Maddie Mueller, A High School Student Banned From Wearing Her MAGA Hat, Says Her Rights Are Being Violated

'To my knowledge Trump is not a logo; it's a last name.'

this is a stock photo of a maga hat
J. Bicking / Shutterstock

'To my knowledge Trump is not a logo; it's a last name.'

Maddie Mueller, a California high school student, has been banned from wearing her “Make America Great Again (MAGA)” hat to her high school, Yahoo News is reporting. The teen says that this is a clear violation of her First Amendment rights.

Maddie is a member of a conservative group, the Valley Patriots. On Wednesday, the group asked its members to wear the red-and-white hats, the symbol of the Trump administration. Maddie planned to proudly wear hers to Clovis Valley High School, where she’s a senior.

However, as KGPE-TV (Fresno) reports, school officials told her she wouldn’t be allowed to wear the hat, due to the school’s dress code, which prohibits, among other things, items with logos. She asked if she could wear an alternative hat, such as a Trump hat with school colors, and was also told no.

She says she’s baffled as to how school officials connected the President of the United States to a commercial logo. Especially since, as KGPE points out, the school’s dress code does not specifically prohibit clothing with political messages.

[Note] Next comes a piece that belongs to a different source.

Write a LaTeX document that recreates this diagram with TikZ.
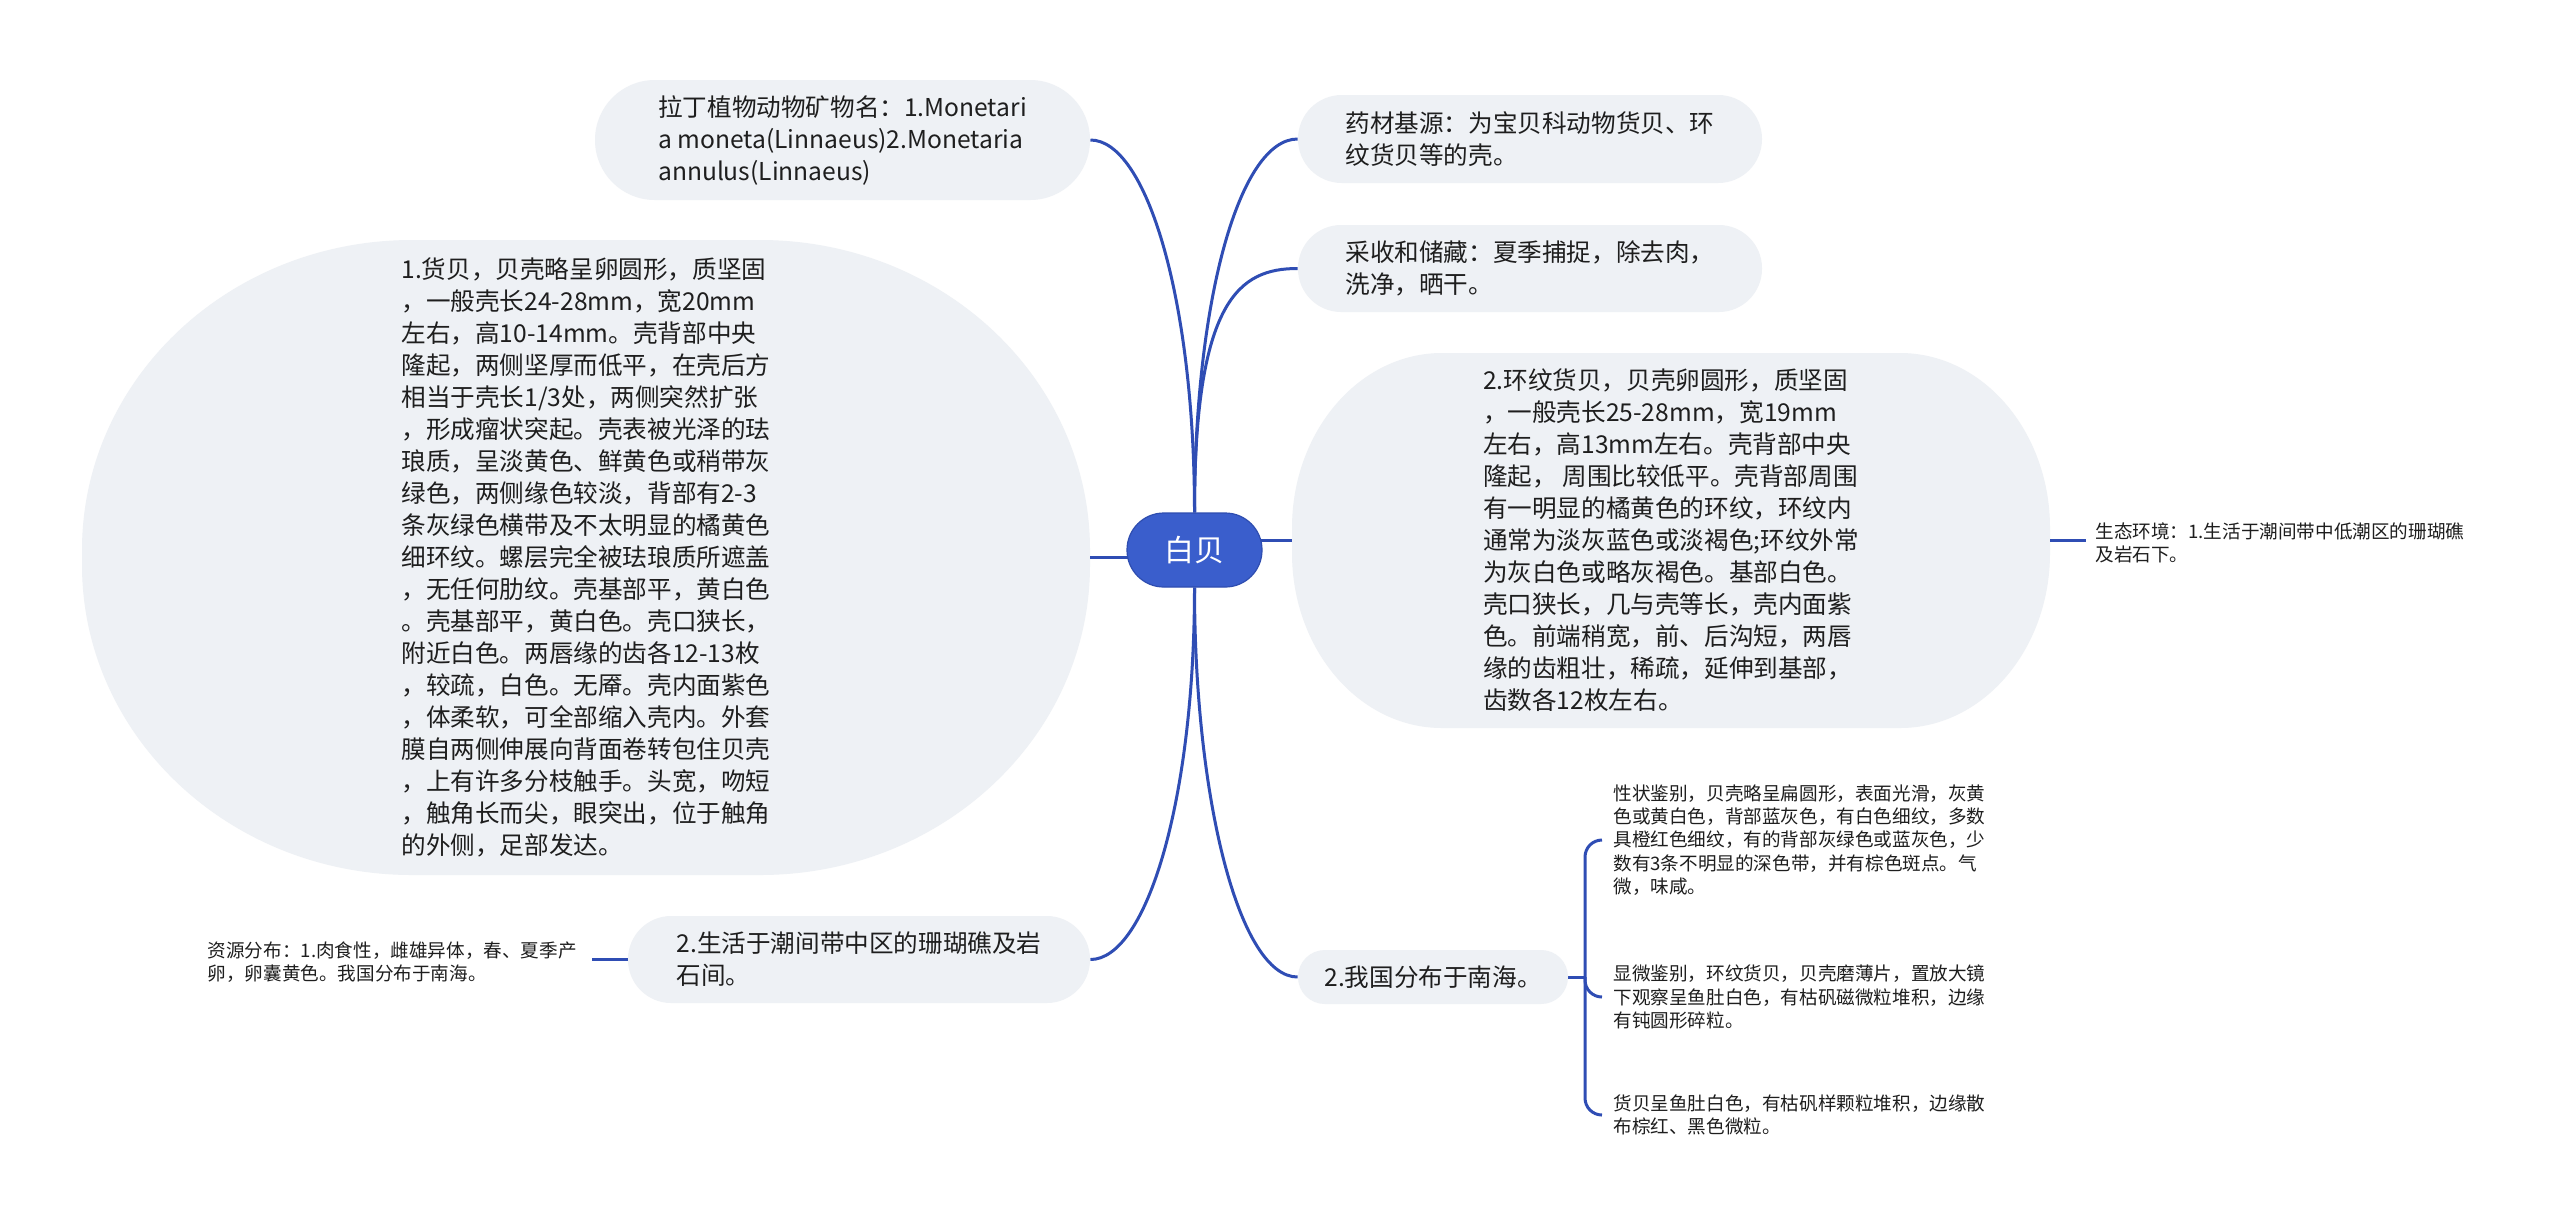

“To my knowledge Trump is not a logo it’s a last name, it’s just our President, you can’t claim the President is a logo, sports team or affiliated with any gang.”

Clovis Unified School District spokesperson Kelly Avants, however, says the dress code is there for a reason.

“Bottom line for us is the dress code is for kids to feel safe at school and free of distractions so they can focus on learning.”

In fact, Maddie says she’s been dress-coded “many times” at her school for wearing T-shirts that say “build the wall.”

“I don’t care if I offend anybody I’m just showing support for the President and what I believe.”

Maddie believes her First Amendment rights to free speech are being violated. However, as it turns out, First Amendment rights in public high schools aren’t absolute, says former federal district judge Oliver Wanger.

“If the hat is something that could invoke violence or invoke controversy, then for the sake of the safety for students the school is in their legal right.”

Similarly, the American Civil Liberties Union (ACLU), which often represents students in free-speech cases against their schools, says that, students in public schools don’t leave their First Amendment rights at the door, there are limits. For example, schools can enact “content-neutral” policies that prohibit the wearing of hats, but can’t prohibit certain hats while allowing others. Similarly, a school can’t arbitrarily forbid what you wear because officials disagree with the message or find it in bad taste.